TEMPO.CO, Jakarta - Bank Dunia memproyeksikan pertumbuhan ekonomi Indonesia pada 2017 bisa mencapai 5,3 persen, meningkat dari tahun lalu sebesar 5,1 persen. "Ekonomi Indonesia tetap kuat di tengah pertumbuhan global yang sedang lesu," ucap Acting Lead Economist World Bank Jakarta Hans Anand Beck dalam paparannya di peluncuran laporan triwulanan perekonomian Indonesia oleh Bank Dunia bersama Center for Strategic and International Studies (CSIS) di Jakarta, Selasa, 17 Januari 2017.
Menurut Hans, ekonomi Indonesia dinilai mampu bertahan terhadap berbagai gejolak finansial global. Ada sejumlah faktor yang dapat berpotensi meningkatkan atau melemahkan pertumbuhan ekonomi Indonesia tahun ini. Faktor itu terdiri atas faktor eksternal dan internal. "Tapi lebih banyak faktor yang membawa risiko menurunkan pertumbuhan ekonomi bagi Indonesia," ujar Hans.
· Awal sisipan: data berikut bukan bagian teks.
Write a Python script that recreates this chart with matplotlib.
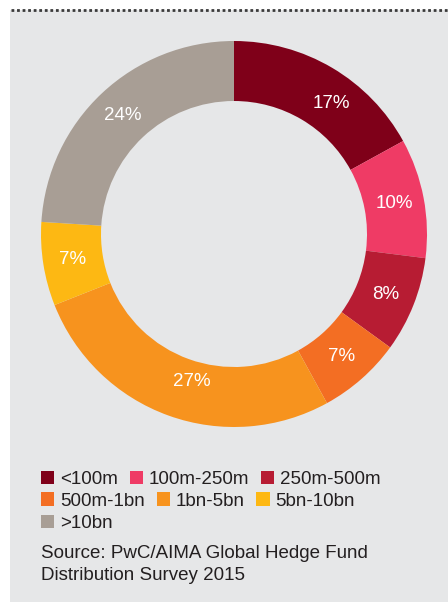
import matplotlib
matplotlib.use("Agg")
import numpy as np
import matplotlib.pyplot as plt
from matplotlib.patches import Rectangle
from matplotlib.lines import Line2D

categories = ["<100m", "100m-250m", "250m-500m", "500m-1bn", "1bn-5bn", "5bn-10bn", ">10bn"]
values = [17, 10, 8, 7, 27, 7, 24]
labels = ["17%", "10%", "8%", "7%", "27%", "7%", "24%"]
colors = ["#7f0019", "#ef3b65", "#b71c33", "#f36e23", "#f7931e", "#fdb813", "#a89e95"]
legend_rows = [[0, 1, 2], [3, 4, 5], [6]]
source_lines = ["Source: PwC/AIMA Global Hedge Fund", "Distribution Survey 2015"]

W, H = 448, 602
fig = plt.figure(figsize=(W / 100, H / 100), dpi=100)
fig.patch.set_facecolor("white")
FONT = "Liberation Sans"
fs = 13.5

# grey panel
fig.patches.append(Rectangle((10 / W, 0), (W - 10) / W, (H - 10) / H,
                             transform=fig.transFigure, facecolor="#e6e7e8",
                             edgecolor="none", zorder=-5))
# dotted top line
fig.lines.append(Line2D([11 / W, 1], [1 - 9.5 / H, 1 - 9.5 / H], transform=fig.transFigure,
                        color="#3a3a3a", linewidth=2.0, linestyle=(0, (1.0, 1.0)),
                        solid_capstyle="butt", zorder=-4))

# donut
cx, cy, R = 234, 234, 193
ax = fig.add_axes([(cx - R) / W, 1 - (cy + R) / H, 2 * R / W, 2 * R / H], zorder=2)
ax.set_facecolor("none")
ax.patch.set_alpha(0)
wedges, texts = ax.pie(values, colors=colors, startangle=90, counterclock=False,
                       wedgeprops=dict(width=60 / R, edgecolor="none"),
                       labels=labels, labeldistance=163 / R,
                       textprops=dict(color="white", fontsize=fs, family=FONT,
                                      ha="center", va="center"))
# small label placement nudges (angle offset in degrees clockwise, radius factor)
nudges = {0: (6.0, 1.0), 4: (-4.0, 0.94)}
for i, (w, t) in enumerate(zip(wedges, texts)):
    if i in nudges:
        dang, rf = nudges[i]
        mid = np.deg2rad((w.theta1 + w.theta2) / 2 - dang)
        r = 163 / R * rf
        t.set_position((r * np.cos(mid), r * np.sin(mid)))
ax.set_xlim(-1, 1)
ax.set_ylim(-1, 1)
ax.set_aspect("equal")
ax.axis("off")

# legend (flow layout)
fig.canvas.draw()
renderer = fig.canvas.get_renderer()
row_base = [483.5, 505.5, 527.5]
sq = 13.3
for r, row in enumerate(legend_rows):
    x = 41
    yb = row_base[r]
    for i in row:
        fig.patches.append(Rectangle((x / W, 1 - (yb + 0.3) / H), sq / W, sq / H,
                                     transform=fig.transFigure, facecolor=colors[i],
                                     edgecolor="none", zorder=3))
        t = fig.text((x + sq + 6) / W, 1 - yb / H, categories[i], fontsize=fs,
                     family=FONT, color="#231f20", ha="left", va="baseline", zorder=3)
        bb = t.get_window_extent(renderer)
        x = x + sq + 6 + bb.width + 11.5

for k, line in enumerate(source_lines):
    fig.text(41 / W, 1 - (558.5 + 22 * k) / H, line, fontsize=fs, family=FONT,
             color="#231f20", ha="left", va="baseline", zorder=3)

fig.savefig("out.png", dpi=100, facecolor=fig.get_facecolor())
Baca : IMF Proyeksikan Ekonomi Dunia Tahun ini Naik 3,4 Persen
Faktor pendukung peningkatan pertumbuhan ekonomi dari eksternal adalah kembali naiknya harga-harga komoditas. Sedangkan faktor internal adalah reformasi iklim investasi yang berjalan cepat.
Bank Dunia memaparkan pula faktor yang berpotensi melemahkan pertumbuhan ekonomi dari sisi eksternal. Faktor tersebut adalah lemahnya pertumbuhan perdagangan global dan adanya ketidakpastian kebijakan ekonomi global. "Kalau dari internal, adanya risiko penerimaan negara lebih rendah daripada perkiraan," tutur Hans.
Sementara itu, kata Hans, program pengampunan pajak (tax amnesty) pemerintah yang kini sudah memasuki periode ketiga dapat menambah penerimaan 2016 sebesar Rp 103 triliun atau mencapai 62 persen dari target di akhir periode kedua. “Tapi penerimaan utama lain turun pada 2016."
Baca : Sri Mulyani Minta Dana Desa Rp 60 Triliun Dioptimalkan
Dengan demikian, ucap Hans, kredibilitas fiskal Indonesia harus ditingkatkan, salah satunya dengan merevisi Anggaran Pendapatan dan Belanja Negara (APBN) yang menyertakan proyeksi penerimaan 2017 yang lebih realistis.
Selain itu, pemerintah masih bisa melakukan perbaikan mutu belanja, khususnya belanja modal yang nilainya turun 23 persen pada tahun lalu. "Dan juga perlu realokasi belanja, khususnya dari gaji pegawai dan subsidi ke sektor-sektor yang lebih produktif," tutur Hans.